Paula Lindner, Quinlan’s assistant director, said they chose Johnson for his talent and connection to the area.

“His artwork can be fun, and yet it has a seriousness about it,” she said. “Lots of people respond to it. He captures life very well.”

Johnson’s rapport with the local art environment and viewers of his work further contribute to his longevity as an artist.

“He’s really known around the community, and he’s just a great guy,” Lindner said.

For the future, Johnson has been commissioned to contribute a piece to the Quinlan’s upcoming sculpture garden, commemorating the life of a child who passed away.

The process of sculpting a memorial piece, according to Johnson, is always an emotional one.

“Basically we cry together,” Johnson said. “You will find that when you create a statue of someone that’s passed and a mother and father are standing there weeping, you cannot help but weep with them.”

One thing that doesn’t make Johnson weep is his success in the often cutthroat art world.

After participating in a survey of 1,500 artists worldwide, Johnson discovered he falls in the top 2 percent of artists in terms of success. As someone who started out as a struggling painter, he doesn’t take this for granted.

“It’s very rewarding to have a savings account that you can base your business off of rather than living from one sculpture to the next,” Johnson said. “The sculpture business has afforded me the luxury of keeping my hair on my head. I have been really, really, totally blessed.”

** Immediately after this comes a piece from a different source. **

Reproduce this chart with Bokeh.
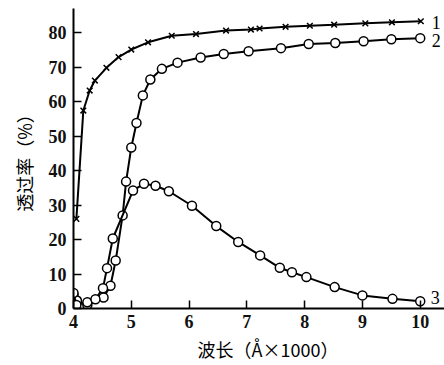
from bokeh.plotting import figure
from bokeh.models import Range1d, FixedTicker
from bokeh.core.properties import value
from bokeh.embed import file_html
from bokeh.resources import INLINE

# Curve 1 (x markers)
x1 = [4.05, 4.17, 4.28, 4.37, 4.57, 4.78, 5.0, 5.29, 5.7, 6.12, 6.64, 7.07, 7.22, 7.67, 8.09, 8.51, 9.05, 9.51, 10.01]
y1 = [26, 57.4, 63.2, 66.1, 69.8, 72.9, 75.1, 77.2, 79.1, 79.6, 80.6, 80.9, 81.2, 81.7, 82.0, 82.3, 82.7, 83.0, 83.3]

# Curve 2 (circles, high transmission)
x2 = [4.0, 4.06, 4.24, 4.52, 4.64, 4.73, 4.85, 4.91, 5.0, 5.09, 5.2, 5.33, 5.53, 5.8, 6.2, 6.6, 7.03, 7.59, 8.07, 8.53, 9.02, 9.5, 10.0]
y2 = [4.0, 2.3, 1.0, 3.2, 6.6, 13.9, 27.0, 36.8, 46.7, 53.8, 61.8, 66.4, 69.5, 71.3, 72.8, 73.8, 74.6, 75.5, 76.7, 77.0, 77.5, 78.1, 78.4]

# Curve 3 (circles, peaked)
x3 = [4.0, 4.05, 4.24, 4.38, 4.51, 4.58, 4.68, 5.03, 5.22, 5.42, 5.65, 6.05, 6.47, 6.85, 7.23, 7.57, 7.78, 8.03, 8.52, 9.0, 9.52, 10.0]
y3 = [4.5, 1.0, 1.8, 2.7, 5.9, 11.7, 20.3, 34.2, 36.2, 35.6, 34.0, 29.8, 23.9, 19.3, 15.4, 11.8, 10.5, 9.1, 6.2, 3.8, 2.8, 2.1]

x_ticks = [4, 5, 6, 7, 8, 9, 10]
y_ticks = [0, 10, 20, 30, 40, 50, 60, 70, 80]

curve_names = ["1", "2", "3"]
name_x = [10.2, 10.2, 10.18]
name_y = [83.0, 77.6, 3.3]

p = figure(width=444, height=365, output_backend="svg", toolbar_location=None,
           x_range=Range1d(4, 10.42), y_range=Range1d(0, 87),
           min_border_left=73, min_border_bottom=57, min_border_top=8, min_border_right=0)
p.outline_line_color = None
p.grid.visible = False
p.background_fill_color = "white"

for ax in (p.xaxis[0], p.yaxis[0]):
    ax.axis_line_width = 2
    ax.axis_line_color = "black"
    ax.major_tick_in = 8
    ax.major_tick_out = 0
    ax.major_tick_line_width = 1.5
    ax.minor_tick_line_color = None
    ax.major_label_text_font = "Liberation Serif"
    ax.major_label_text_font_size = "18px"
    ax.major_label_text_font_style = "bold"
    ax.major_label_text_color = "#111111"
    ax.axis_label_text_font = "Noto Sans CJK SC"
    ax.axis_label_text_font_size = "18px"
    ax.axis_label_text_font_style = "normal"
    ax.axis_label_text_color = "black"

p.xaxis.ticker = FixedTicker(ticks=x_ticks)
p.yaxis.ticker = FixedTicker(ticks=y_ticks)
p.xaxis.major_label_standoff = 6
p.yaxis.major_label_standoff = 7
p.xaxis.axis_label = "\u3000波长（Å×1000）"
p.yaxis.axis_label = "透过率（%）"
p.xaxis.axis_label_standoff = 5
p.yaxis.axis_label_standoff = 9

p.line(x1, y1, line_color="black", line_width=2)
p.scatter(x1, y1, marker="x", size=8, line_color="black", line_width=1.5)

p.line(x2, y2, line_color="black", line_width=2)
p.scatter(x2, y2, marker="circle", size=9, fill_color="white", line_color="black", line_width=1.5)

p.line(x3, y3, line_color="black", line_width=2)
p.scatter(x3, y3, marker="circle", size=9, fill_color="white", line_color="black", line_width=1.5)

p.text(x=name_x, y=name_y, text=curve_names, text_font=value("Liberation Serif"),
       text_font_size="18px", text_baseline="middle", text_align="left", text_color="black")

open("out.html", "w").write(file_html(p, INLINE))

For the future, Johnson has been commissioned to sculpt works depicting everything from Jesus to black bears to the Quinlan sculpture, which will portray a young girl on a swing.

A new focus on modern pieces has also united him with his newest source of inspiration: the “simple, elegant, geometric shapes” of circles.

“From astronomy to basic physics, the world is filled with circles,” Johnson said. “You’ve got to start somewhere.”